**What is required**
Write out the material again word for word, dropping any images it holds.

**Source data**
====

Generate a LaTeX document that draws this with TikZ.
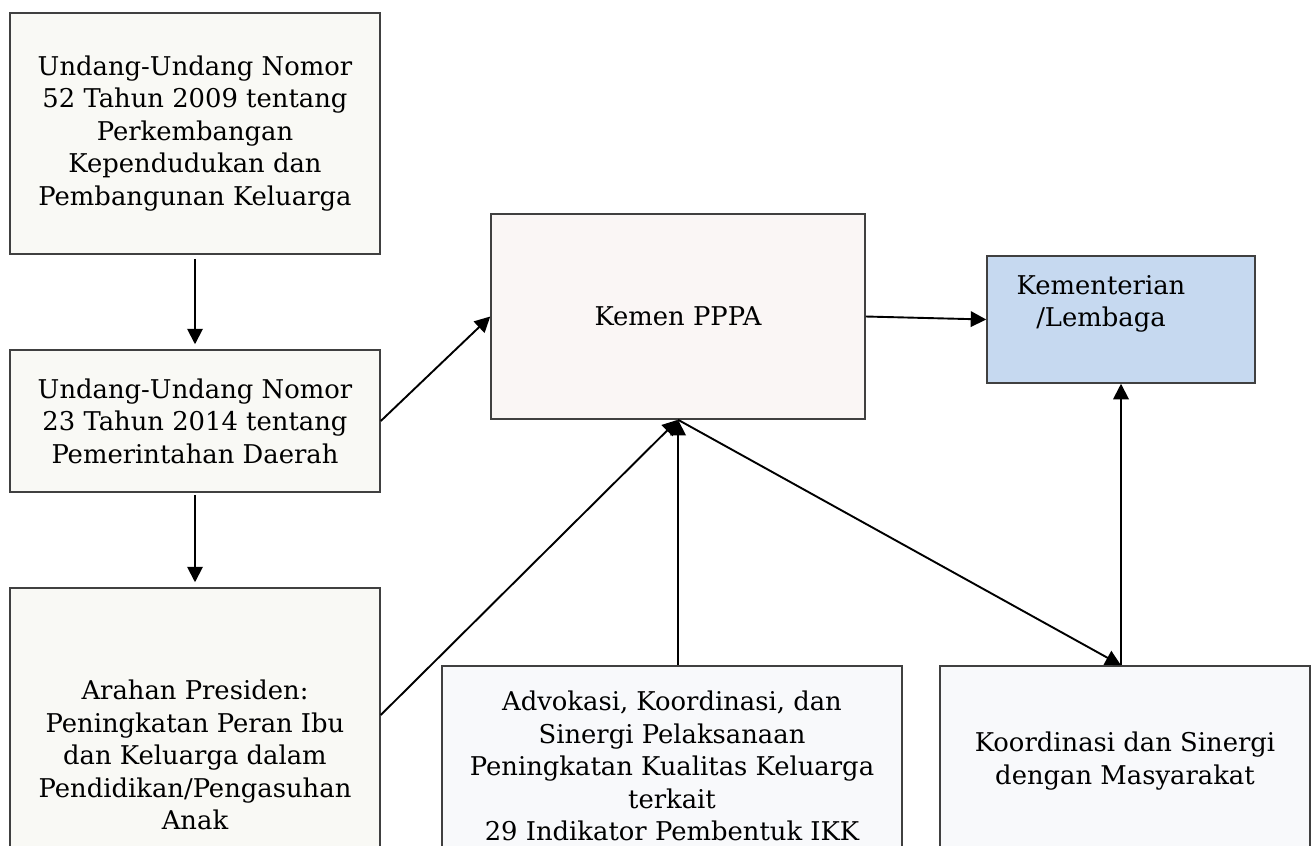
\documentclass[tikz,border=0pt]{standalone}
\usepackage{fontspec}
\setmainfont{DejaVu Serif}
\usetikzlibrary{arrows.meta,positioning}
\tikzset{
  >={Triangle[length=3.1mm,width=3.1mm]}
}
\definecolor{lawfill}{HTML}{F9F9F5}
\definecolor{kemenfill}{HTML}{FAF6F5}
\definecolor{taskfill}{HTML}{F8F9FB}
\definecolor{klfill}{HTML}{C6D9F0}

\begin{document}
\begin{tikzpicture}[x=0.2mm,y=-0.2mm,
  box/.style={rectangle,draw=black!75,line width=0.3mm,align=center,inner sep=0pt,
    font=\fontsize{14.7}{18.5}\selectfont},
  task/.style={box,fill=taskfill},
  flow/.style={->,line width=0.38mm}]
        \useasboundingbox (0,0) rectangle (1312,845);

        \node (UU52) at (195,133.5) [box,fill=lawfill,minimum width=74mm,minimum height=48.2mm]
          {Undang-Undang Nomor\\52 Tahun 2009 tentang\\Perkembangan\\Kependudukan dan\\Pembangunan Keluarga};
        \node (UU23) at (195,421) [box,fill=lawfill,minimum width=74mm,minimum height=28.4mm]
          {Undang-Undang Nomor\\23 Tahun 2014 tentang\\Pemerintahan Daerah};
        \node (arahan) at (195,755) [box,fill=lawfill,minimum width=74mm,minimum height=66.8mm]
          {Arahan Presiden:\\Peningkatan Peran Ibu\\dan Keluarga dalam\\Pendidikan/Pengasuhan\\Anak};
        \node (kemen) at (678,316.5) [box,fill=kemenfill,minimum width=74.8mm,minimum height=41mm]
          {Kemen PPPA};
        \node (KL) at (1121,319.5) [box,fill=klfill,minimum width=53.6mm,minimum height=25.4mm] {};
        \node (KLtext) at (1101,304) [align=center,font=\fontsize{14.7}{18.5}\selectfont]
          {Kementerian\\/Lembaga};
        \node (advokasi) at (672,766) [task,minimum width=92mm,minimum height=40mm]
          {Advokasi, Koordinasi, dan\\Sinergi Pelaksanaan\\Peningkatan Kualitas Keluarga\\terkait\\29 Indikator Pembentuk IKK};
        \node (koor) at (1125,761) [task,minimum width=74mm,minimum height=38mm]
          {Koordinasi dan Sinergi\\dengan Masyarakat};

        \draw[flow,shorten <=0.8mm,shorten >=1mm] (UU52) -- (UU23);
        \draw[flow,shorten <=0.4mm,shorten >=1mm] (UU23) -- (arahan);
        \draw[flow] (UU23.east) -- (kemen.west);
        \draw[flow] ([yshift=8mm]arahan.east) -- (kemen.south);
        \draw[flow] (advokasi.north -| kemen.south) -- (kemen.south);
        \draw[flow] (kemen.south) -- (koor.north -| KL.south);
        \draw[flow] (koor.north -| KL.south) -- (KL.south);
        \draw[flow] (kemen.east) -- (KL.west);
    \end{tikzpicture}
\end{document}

====

**Solution to this task**
Generate a LaTeX document that draws this with TikZ.
\documentclass[tikz,border=0pt]{standalone}
\usepackage{fontspec}
\setmainfont{DejaVu Serif}
\usetikzlibrary{arrows.meta,positioning}
\tikzset{
  >={Triangle[length=3.1mm,width=3.1mm]}
}
\definecolor{lawfill}{HTML}{F9F9F5}
\definecolor{kemenfill}{HTML}{FAF6F5}
\definecolor{taskfill}{HTML}{F8F9FB}
\definecolor{klfill}{HTML}{C6D9F0}

\begin{document}
\begin{tikzpicture}[x=0.2mm,y=-0.2mm,
  box/.style={rectangle,draw=black!75,line width=0.3mm,align=center,inner sep=0pt,
    font=\fontsize{14.7}{18.5}\selectfont},
  task/.style={box,fill=taskfill},
  flow/.style={->,line width=0.38mm}]
        \useasboundingbox (0,0) rectangle (1312,845);

        \node (UU52) at (195,133.5) [box,fill=lawfill,minimum width=74mm,minimum height=48.2mm]
          {Undang-Undang Nomor\\52 Tahun 2009 tentang\\Perkembangan\\Kependudukan dan\\Pembangunan Keluarga};
        \node (UU23) at (195,421) [box,fill=lawfill,minimum width=74mm,minimum height=28.4mm]
          {Undang-Undang Nomor\\23 Tahun 2014 tentang\\Pemerintahan Daerah};
        \node (arahan) at (195,755) [box,fill=lawfill,minimum width=74mm,minimum height=66.8mm]
          {Arahan Presiden:\\Peningkatan Peran Ibu\\dan Keluarga dalam\\Pendidikan/Pengasuhan\\Anak};
        \node (kemen) at (678,316.5) [box,fill=kemenfill,minimum width=74.8mm,minimum height=41mm]
          {Kemen PPPA};
        \node (KL) at (1121,319.5) [box,fill=klfill,minimum width=53.6mm,minimum height=25.4mm] {};
        \node (KLtext) at (1101,304) [align=center,font=\fontsize{14.7}{18.5}\selectfont]
          {Kementerian\\/Lembaga};
        \node (advokasi) at (672,766) [task,minimum width=92mm,minimum height=40mm]
          {Advokasi, Koordinasi, dan\\Sinergi Pelaksanaan\\Peningkatan Kualitas Keluarga\\terkait\\29 Indikator Pembentuk IKK};
        \node (koor) at (1125,761) [task,minimum width=74mm,minimum height=38mm]
          {Koordinasi dan Sinergi\\dengan Masyarakat};

        \draw[flow,shorten <=0.8mm,shorten >=1mm] (UU52) -- (UU23);
        \draw[flow,shorten <=0.4mm,shorten >=1mm] (UU23) -- (arahan);
        \draw[flow] (UU23.east) -- (kemen.west);
        \draw[flow] ([yshift=8mm]arahan.east) -- (kemen.south);
        \draw[flow] (advokasi.north -| kemen.south) -- (kemen.south);
        \draw[flow] (kemen.south) -- (koor.north -| KL.south);
        \draw[flow] (koor.north -| KL.south) -- (KL.south);
        \draw[flow] (kemen.east) -- (KL.west);
    \end{tikzpicture}
\end{document}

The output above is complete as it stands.